We are concerned with those articles which appear to call for violence and Dr Abdullah's repeated unwillingness to distance himself from [them]
Statement, Department for Communities and Local Government

The minister said the declaration supported violence against foreign troops, including British naval forces and advocated "attacks on Jewish communities all around the world".

Ms Blears, who is Communities Secretary, said Dr Abdullah needed to make his own position clear.

Dr Abdullah has in turn accused Ms Blears of "crude bullying". He said the declaration did not represent an attack on Jewish people and that he did not call for or support attacks on British troops anywhere in the world.

Private dialogue

After the legal action was launched a spokesperson for the Department for Communities and Local Government confirmed it had received correspondence from Dr Daud Abdullah's solicitors.

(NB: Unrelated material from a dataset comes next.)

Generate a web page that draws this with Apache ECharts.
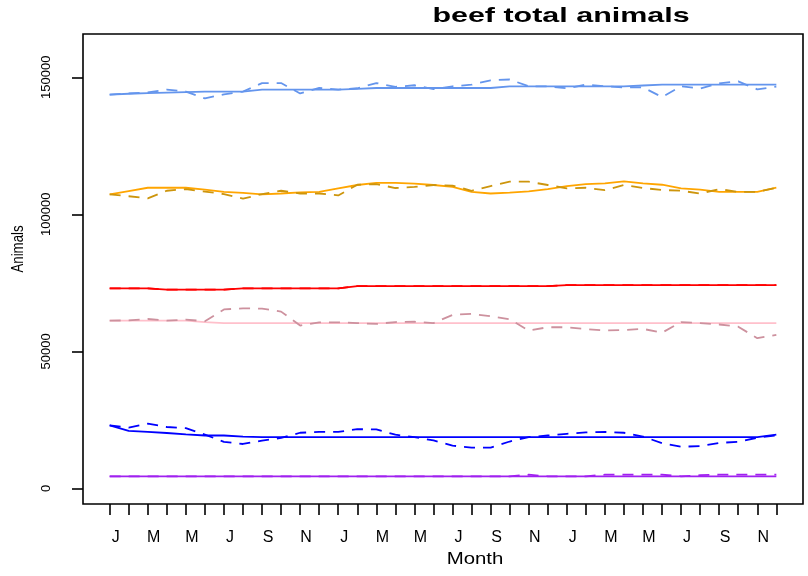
<!DOCTYPE html>
<html>
<head>
<meta charset="utf-8">
<script src="https://cdn.jsdelivr.net/npm/echarts@6/dist/echarts.min.js"></script>
<style>
  html, body { margin: 0; padding: 0; background: #ffffff; }
  #chart { width: 808px; height: 576px; }
</style>
</head>
<body>
<div id="chart"></div>
<script>
// Three years of monthly totals, January to December
const months = [
  'J','F','M','A','M','J','J','A','S','O','N','D',
  'J','F','M','A','M','J','J','A','S','O','N','D',
  'J','F','M','A','M','J','J','A','S','O','N','D'
];

// Animal counts: fitted trend (solid) and recorded totals (dashed) per group
const groupATrend = [143700,144000,144200,144400,144600,144800,144800,144800,145500,145500,145500,145500,145500,145800,146100,146100,146100,146100,146100,146100,146100,146700,146700,146700,146700,146700,146700,146700,147000,147300,147300,147300,147300,147300,147300,147300];
const groupAActual = [143700,144100,144500,145500,144800,142300,143800,144800,147900,147900,144100,146100,145500,146000,147900,146500,147100,145700,146700,147300,148900,149200,146700,146700,146000,147300,146700,146300,146300,142800,146700,145900,147800,148500,145600,146600];

const groupBTrend = [107300,108500,109700,109700,109700,109000,108200,107800,107300,107600,108000,108200,109500,110700,111500,111500,111200,110700,110000,108200,107600,107900,108400,109200,110300,111000,111300,112000,111300,110800,109500,109000,108200,108200,108200,109700];
const groupBActual = [107300,106600,105800,108600,109200,108300,107400,105700,107400,108600,107600,107600,106900,110800,111000,109600,110000,110700,110500,108600,110300,111900,111900,110700,109500,109700,108800,110700,109600,108900,108600,107600,109200,108200,108200,109700];

const groupCTrend = [73000,73000,73000,72500,72500,72500,72500,73000,73000,73000,73000,73000,73000,73800,73800,73800,73800,73800,73800,73800,73800,73800,73800,73800,74200,74200,74200,74200,74200,74200,74200,74200,74200,74200,74200,74200];
const groupCActual = [73000,73000,73000,72500,72500,72500,72500,73000,73000,73000,73000,73000,73000,73800,73800,73800,73800,73800,73800,73800,73800,73800,73800,73800,74200,74200,74200,74200,74200,74200,74200,74200,74200,74200,74200,74200];

const groupDTrend = [61200,61200,61200,61200,61200,60700,60300,60300,60300,60300,60300,60300,60300,60300,60300,60300,60300,60300,60300,60300,60300,60300,60300,60300,60300,60300,60300,60300,60300,60300,60300,60300,60300,60300,60300,60300];
const groupDActual = [61200,61300,61800,61200,61600,61000,65300,65700,65600,64500,59400,60600,60600,60300,60000,60700,60800,60300,63300,63700,62800,61700,57600,58800,58800,58100,57600,57800,58200,56800,60700,60300,59800,59000,54800,56000];

const groupETrend = [23000,21000,20600,20200,19700,19300,19300,18900,18700,18700,18700,18700,18700,18700,18700,18700,18700,18700,18700,18700,18700,18700,18700,18700,18700,18700,18700,18700,18700,18700,18700,18700,18700,18700,18700,19600];
const groupEActual = [23000,22200,23600,22400,22000,19600,17000,16200,17400,18400,20300,20600,20600,21600,21500,19600,18700,17500,15600,14900,14900,17100,18700,19300,19900,20400,20600,20300,18900,16500,15200,15400,16600,17000,18500,19300];

const groupFTrend = [4400,4400,4400,4400,4400,4400,4400,4400,4400,4400,4400,4400,4400,4400,4400,4400,4400,4400,4400,4400,4400,4400,4400,4400,4400,4400,4400,4400,4400,4400,4400,4400,4400,4400,4400,4400];
const groupFActual = [4400,4400,4400,4400,4400,4400,4400,4400,4400,4400,4400,4400,4400,4400,4400,4400,4400,4400,4400,4400,4400,4400,5000,4400,4400,4400,5000,5000,5000,5000,4400,4800,5000,5000,5000,5000];

const yTickValues = [0, 50000, 100000, 150000];

const FONT = '"Liberation Sans", Arial, Helvetica, sans-serif';
const DASH = [11, 8];

const monthIndex = months.map((_, i) => i);
const labelIndex = monthIndex.filter(i => i % 2 === 0);

function line(values, color, dashed) {
  return {
    type: 'line',
    data: values.map((v, i) => [i, v]),
    symbol: 'none',
    silent: true,
    lineStyle: { color: color, width: 1.8, type: dashed ? DASH : 'solid' },
    z: dashed ? 3 : 2
  };
}

const chart = echarts.init(document.getElementById('chart'), null, { renderer: 'canvas' });

chart.setOption({
  animation: false,
  backgroundColor: '#ffffff',
  grid: {
    left: 83, right: 5, top: 34, bottom: 72,
    show: true, borderColor: '#000000', borderWidth: 1.6, backgroundColor: 'transparent'
  },
  xAxis: {
    type: 'value',
    min: -1.4,
    max: 36.4,
    axisLine: { show: false, onZero: false },
    splitLine: { show: false },
    axisTick: {
      show: true, length: 11, customValues: monthIndex,
      lineStyle: { color: '#000000', width: 1.6 }
    },
    axisLabel: {
      customValues: labelIndex,
      formatter: v => months[Math.round(v)],
      margin: 26,
      padding: [0, 0, 0, 12],
      color: '#000000',
      fontFamily: FONT,
      fontSize: 16
    }
  },
  yAxis: {
    type: 'value',
    min: -5700,
    max: 165800,
    axisLine: { show: false, onZero: false },
    splitLine: { show: false },
    axisTick: {
      show: true, length: 11, customValues: yTickValues,
      lineStyle: { color: '#000000', width: 1.6 }
    },
    axisLabel: {
      customValues: yTickValues,
      formatter: v => String(v),
      rotate: 90,
      margin: 30,
      color: '#000000',
      fontFamily: FONT,
      fontSize: 13
    }
  },
  graphic: [
    {
      type: 'text', x: 561, y: 16, scaleX: 1.45,
      style: {
        text: 'beef total animals', textAlign: 'center', textVerticalAlign: 'middle',
        font: 'bold 21px ' + FONT, fill: '#000000'
      }
    },
    {
      type: 'text', x: 18, y: 249, rotation: Math.PI / 2, scaleX: 0.78,
      style: {
        text: 'Animals', textAlign: 'center', textVerticalAlign: 'middle',
        font: '17px ' + FONT, fill: '#000000'
      }
    },
    {
      type: 'text', x: 475, y: 559, scaleX: 1.2,
      style: {
        text: 'Month', textAlign: 'center', textVerticalAlign: 'middle',
        font: '17px ' + FONT, fill: '#000000'
      }
    }
  ],
  series: [
    line(groupATrend, '#6495ED', false),
    line(groupAActual, '#6495ED', true),
    line(groupBTrend, '#FFA500', false),
    line(groupBActual, '#CD950C', true),
    line(groupCTrend, '#FF0000', false),
    line(groupCActual, '#FF0000', true),
    line(groupDTrend, '#FFC0CB', false),
    line(groupDActual, '#CD919E', true),
    line(groupETrend, '#0000FF', false),
    line(groupEActual, '#0000FF', true),
    line(groupFTrend, '#A020F0', false),
    line(groupFActual, '#A020F0', true)
  ]
});
</script>
</body>
</html>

"We have been in dialogue with the MCB since 6 March, seeking clarification of the actions taken by Dr Abdullah in relation to the serious issues raised by the articles in the Istanbul Declaration.

What I do advocate is the right of all British citizens to agree or disagree with government policy and to use all lawful means to democratically make their voices heard.
Dr Daud Abdullah

"We are concerned with those articles which appear to call for violence and Dr Abdullah's repeated unwillingness to distance himself from those articles specifically.

"The legal route that Dr Abdullah has chosen to take despite our offer of further private dialogue with the MCB to resolve the matter means this will now be taken forward by solicitors."

The UK government has said it is concerned with the following articles of the declaration:

• "The obligation of the Islamic Nation to regard everyone standing with the Zionist entity, whether countries, institutions or individuals, as providing a substantial contribution to the crimes and brutality of this entity; the position towards him is the same as towards this usurping entity."

• "The obligation of the Islamic Nation to regard the sending of foreign warships into Muslim waters, claiming to control the borders and prevent the smuggling of arms to Gaza, as in effect a declaration of war, a new occupation, sinful aggression, and a clear violation of the sovereignty of the Nation, that must be rejected and fought by all means and ways."

Responding to Ms Blears with his own letter to the Guardian, Dr Abdullah said: "I do not advocate attacks on any religious community, including Jewish communities, and I do not advocate attacks on British military forces.

"What I do advocate is the right of all British citizens to agree or disagree with government policy and to use all lawful means to democratically make their voices heard.

"A government which tries to suppress discussion of such views by the kind of crude bullying to which Hazel Blears unfortunately stoops will have little moral support, not only in the Muslim community, but in wider society," he added.

Last week a Labour MP and two of the party's peers were among co-signatories with Dr Abdullah of a public statement insisting they did not "condone, encourage or support" killing any human beings or attacks on British soldiers.

Ms Blears said at the time that the statement was a "helpful first step" but that "greater clarity" of Dr Abdullah's views was needed.

She said she stood by what she believed about the declaration.

"Public statements that assert that attacks of this kind are not only acceptable but an 'obligation' cannot go unchallenged," she said.

She denied Dr Abdullah's claims that she was trying to "suppress discussion".